То есть диверсанты действительно были. О них и писал И. Г. Старинов, которого в 1937 году тоже вызывали в НКВД на предмет «чистосердечных признаний» о подготовке диверсантов и создания тайных складов и баз для свержения советской власти. И предназначались они для действий
Эти показания еще нуждаются в переводе с «лубянского языка».
Точно такое же кривое зеркало представляют собой и так называемые «Показания о возникновении и развитии заговора» от 1 июня 1937 года.

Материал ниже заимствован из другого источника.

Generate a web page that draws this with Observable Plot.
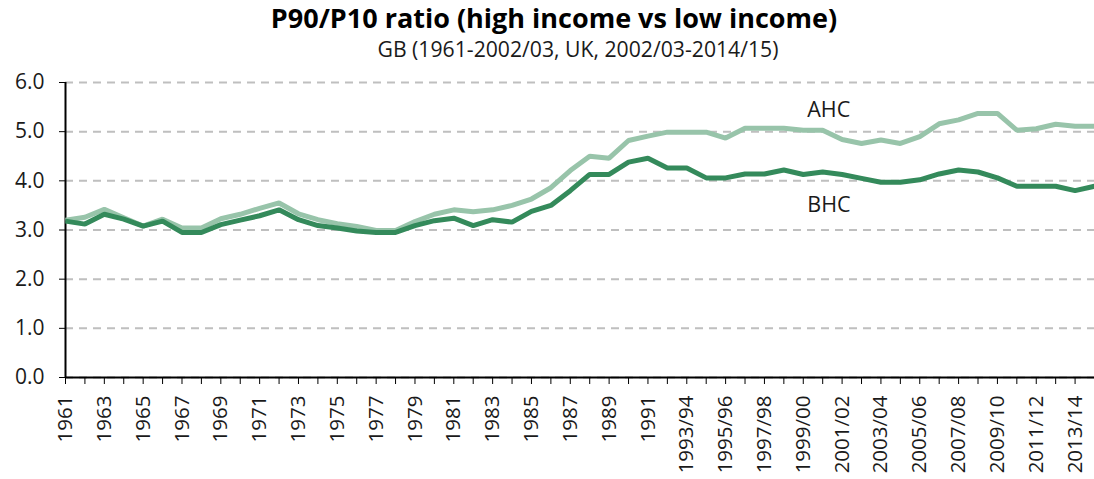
<!DOCTYPE html>
<html>
<head>
<meta charset="utf-8">
<script src="https://cdn.jsdelivr.net/npm/d3@7"></script>
<script src="https://cdn.jsdelivr.net/npm/@observablehq/plot@0.6"></script>
<style>
  html, body { margin: 0; padding: 0; background: #fff; }
  body { width: 1094px; height: 479px; overflow: hidden; font-family: "Open Sans", "Noto Sans", sans-serif; color: #1a1a1a; }
  #head { position: relative; height: 62px; z-index: 1; }
  #title { position: absolute; left: 554px; top: 0px; transform: translateX(-50%); white-space: nowrap; font-weight: bold; font-size: 27px; line-height: 36px; color: #000; }
  #subtitle { position: absolute; left: 578px; top: 35px; transform: translateX(-50%); white-space: nowrap; font-size: 21.2px; line-height: 28px; color: #1a1a1a; }
  svg { display: block; }
</style>
</head>
<body>
<div id="head">
  <div id="title">P90/P10 ratio (high income vs low income)</div>
  <div id="subtitle">GB (1961-2002/03, UK, 2002/03-2014/15)</div>
</div>
<div id="chart"></div>
<script>
const categories = [
  "1961","1962","1963","1964","1965","1966","1967","1968","1969","1970",
  "1971","1972","1973","1974","1975","1976","1977","1978","1979","1980",
  "1981","1982","1983","1984","1985","1986","1987","1988","1989","1990",
  "1991","1992","1993/94","1994/95","1995/96","1996/97","1997/98","1998/99","1999/00","2000/01",
  "2001/02","2002/03","2003/04","2004/05","2005/06","2006/07","2007/08","2008/09","2009/10","2010/11",
  "2011/12","2012/13","2013/14","2014/15"
];
const bhc = [
  3.18,3.12,3.32,3.22,3.08,3.18,2.95,2.95,3.11,3.20,
  3.29,3.41,3.21,3.09,3.04,2.98,2.95,2.95,3.09,3.19,
  3.24,3.09,3.21,3.16,3.38,3.50,3.80,4.13,4.13,4.38,
  4.46,4.26,4.26,4.06,4.06,4.14,4.14,4.22,4.13,4.18,
  4.13,4.05,3.97,3.97,4.02,4.14,4.22,4.18,4.06,3.89,
  3.89,3.89,3.80,3.89
];
const ahc = [
  3.20,3.26,3.42,3.25,3.08,3.22,3.04,3.04,3.23,3.32,
  3.44,3.55,3.33,3.21,3.13,3.07,2.99,2.99,3.17,3.32,
  3.41,3.37,3.41,3.50,3.63,3.86,4.21,4.50,4.46,4.82,
  4.91,4.99,4.99,4.99,4.87,5.07,5.07,5.07,5.03,5.03,
  4.84,4.76,4.83,4.76,4.90,5.16,5.24,5.37,5.37,5.03,
  5.06,5.15,5.11,5.11
];
const yTicks = [0, 1, 2, 3, 4, 5, 6];
const seriesNames = ["AHC", "BHC"];
const seriesColors = ["#98c4aa", "#348a5b"];
const labelCats = ["1999/00", "1999/00"];
const labelVals = [5.44, 3.5];

const idx = new Map(categories.map((c, i) => [c, i]));
const rows = [];
categories.forEach((c, i) => {
  rows.push({x: i, value: ahc[i], series: "AHC"});
  rows.push({x: i, value: bhc[i], series: "BHC"});
});
const labels = seriesNames.map((s, i) => ({x: idx.get(labelCats[i]), value: labelVals[i], text: s}));
const xTicks = d3.range(categories.length);

const chart = Plot.plot({
  width: 1094,
  height: 417,
  marginLeft: 65,
  marginRight: 0,
  marginTop: 20,
  marginBottom: 102,
  style: {fontFamily: "'Open Sans', 'Noto Sans', sans-serif", fontSize: "20px", color: "#1a1a1a", background: "transparent", overflow: "visible"},
  x: {domain: [0, categories.length - 1]},
  y: {domain: [0, 6]},
  color: {domain: seriesNames, range: seriesColors},
  marks: [
    Plot.gridY(yTicks, {stroke: "#bfbfbf", strokeOpacity: 1, strokeWidth: 2, strokeDasharray: "8,6"}),
    Plot.axisY(yTicks, {tickSize: 6, tickPadding: 15, tickFormat: d => d.toFixed(1), stroke: "#000", fontSize: 21, label: null}),
    Plot.axisX(xTicks, {tickSize: 7, tickPadding: 11, tickRotate: -90, stroke: "#000",
      tickFormat: i => i % 2 === 0 ? categories[i] : "", fontSize: 20.5, label: null}),
    Plot.ruleX([0], {y1: 0, y2: 6, stroke: "#000", strokeWidth: 2}),
    Plot.ruleY([0], {stroke: "#000", strokeWidth: 2}),
    Plot.line(rows, {x: "x", y: "value", z: "series", stroke: "series", strokeWidth: 5, strokeLinejoin: "miter", strokeLinecap: "butt"}),
    Plot.text(labels, {x: "x", y: "value", text: "text", textAnchor: "start", dx: 4, fontSize: 21.5, fill: "#1a1a1a"})
  ]
});
document.getElementById("chart").appendChild(chart);
</script>
</body>
</html>
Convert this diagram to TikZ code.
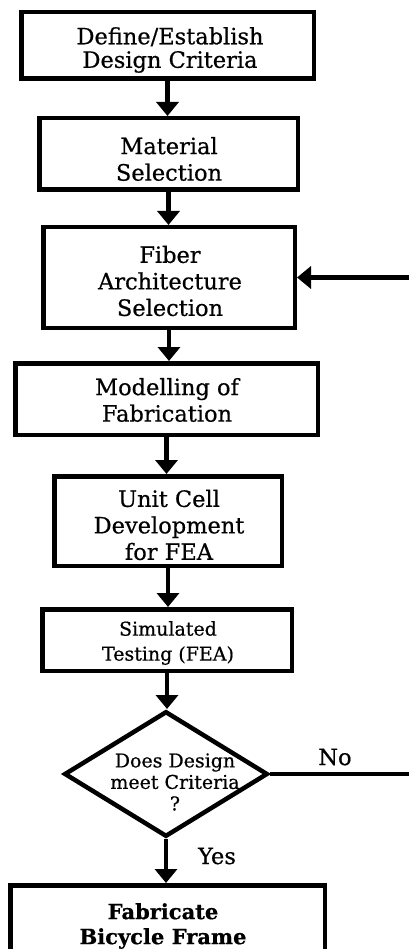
\documentclass[tikz,border=0pt]{standalone}
\usepackage{fontspec}
\setmainfont{DejaVu Serif}[FakeBold=0.6]
\usetikzlibrary{arrows.meta,shapes.geometric}
\begin{document}
\begin{tikzpicture}[x=1pt,y=-1pt,
  stepbox/.style={draw, rectangle, line width=4.5pt, inner sep=0pt},
  boxtext/.style={align=center, inner sep=0pt, font=\fontsize{22.5}{26.5}\selectfont},
  flow/.style={line width=4.5pt, -{Triangle[width=22pt,length=14pt]}},
  decision/.style={draw, diamond, line width=4.5pt, inner sep=0pt},
  tag/.style={inner sep=0pt, font=\fontsize{22.5}{26}\selectfont}]
\useasboundingbox (0,0) rectangle (409,949);
\clip (0,0) rectangle (409,949);

% process steps: frames
\node[stepbox, minimum width=292.5pt, minimum height=66.5pt] (b1) at (167.5,45.5) {};
\node[stepbox, minimum width=258.5pt, minimum height=71.5pt] (b2) at (168.5,154) {};
\node[stepbox, minimum width=251.5pt, minimum height=100.5pt] (b3) at (169,277.5) {};
\node[stepbox, minimum width=302.5pt, minimum height=71.5pt] (b4) at (166.5,399) {};
\node[stepbox, minimum width=227.5pt, minimum height=89.5pt] (b5) at (168,521) {};
\node[stepbox, minimum width=249.5pt, minimum height=61.5pt] (b6) at (167,640) {};
\node[stepbox, minimum width=314.5pt, minimum height=79.5pt] (b7) at (167.5,925) {};

% process steps: texts
\node[boxtext, font=\fontsize{22.5}{23.5}\selectfont] (t1) at (170,50) {Define/Establish\\Design Criteria};
\node[boxtext] (t2) at (169,159) {Material\\Selection};
\node[boxtext] (t3) at (170,281) {Fiber\\Architecture\\Selection};
\node[boxtext] (t4) at (167,400) {Modelling of\\Fabrication};
\node[boxtext] (t5) at (169,525) {Unit Cell\\Development\\for FEA};
\node[boxtext, font=\fontsize{19}{25}\selectfont] (t6) at (168,643) {Simulated\\Testing (FEA)};
\node[boxtext, font=\bfseries\fontsize{21}{25}\selectfont] (t7) at (163,926) {Fabricate\\Bicycle Frame};

% decision
\node[decision, minimum width=203.5pt, minimum height=125.5pt] (d) at (166,774) {};
\node[boxtext, font=\fontsize{19}{21.5}\selectfont] (dt) at (175,782) {Does Design\\meet Criteria\\?};

% connectors
\draw[flow] (b1.south) -- (b1.south |- b2.north);
\draw[flow] (b2.south) -- (b2.south |- b3.north);
\draw[flow] (b3.south) -- (b3.south |- b4.north);
\draw[flow] (b4.south) -- (b4.south |- b5.north);
\draw[flow] (b5.south) -- (b5.south |- b6.north);
\draw[flow] (b6.south) -- (b6.south |- d.north);
\draw[flow] (d.south) -- (d.south |- b7.north);
\coordinate (loop) at (440,774);
\draw[flow] (d.east) -- (loop) |- (b3.east);

% branch labels
\node[tag] (no) at (335,757) {No};
\node[tag] (yes) at (217,856) {Yes};
\end{tikzpicture}
\end{document}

Приведем несколько примеров.
В показаниях М. Н. Тухачевского от 1 июня стержнем проходит тема всеобщего, в том числе М. Н. Тухачевского, недовольства «политикой партии в деревне». Вопрос не в том, что в линии на форсированную коллективизацию и в «наступлении на кулака», если смотреть на них с сегодняшней позиции постзнания, было что критиковать уже потому хотя бы, что они привели в конечном счете к массовому голоду в сельхозпроизводящих районах Украины, Казахстана, на Кубани и на других территориях. И даже не в том, что в конце 1920-х годов «политику партии в деревне» критиковали очень многие24. Вопрос в том, что в 1937 году такая «критика» могла быть опасной25. Без сомнения, все негативные последствия, связанные с форсированной коллективизацией, – рост социальной напряженности, всплеск недовольства и прямого насилия в деревне, до армии доходили и так или иначе должны были находить в ней определенный отклик. Ведь подавляющее большинство красноармейцев, а также младшего и среднего начкомполитсостава были выходцами из деревни и связи с крестьянской средой не порывали. Высший командный состав РККА тоже в значительной степени был уже рабоче-крестьянским по своему составу. Но М. Н. Тухачевский прямого отношения к деревенским делам и к коллективизации не имел ни малейшего. Так что ничего конкретного он добавить не мог. Это не его профиль – колхозное строительство. Так что это очевидная установка следствия – привязывать М. Н. Тухачевского едва ли не к любой существовавшей на территории СССР «группировке», которая к 1937 году могла считаться «антисоветской».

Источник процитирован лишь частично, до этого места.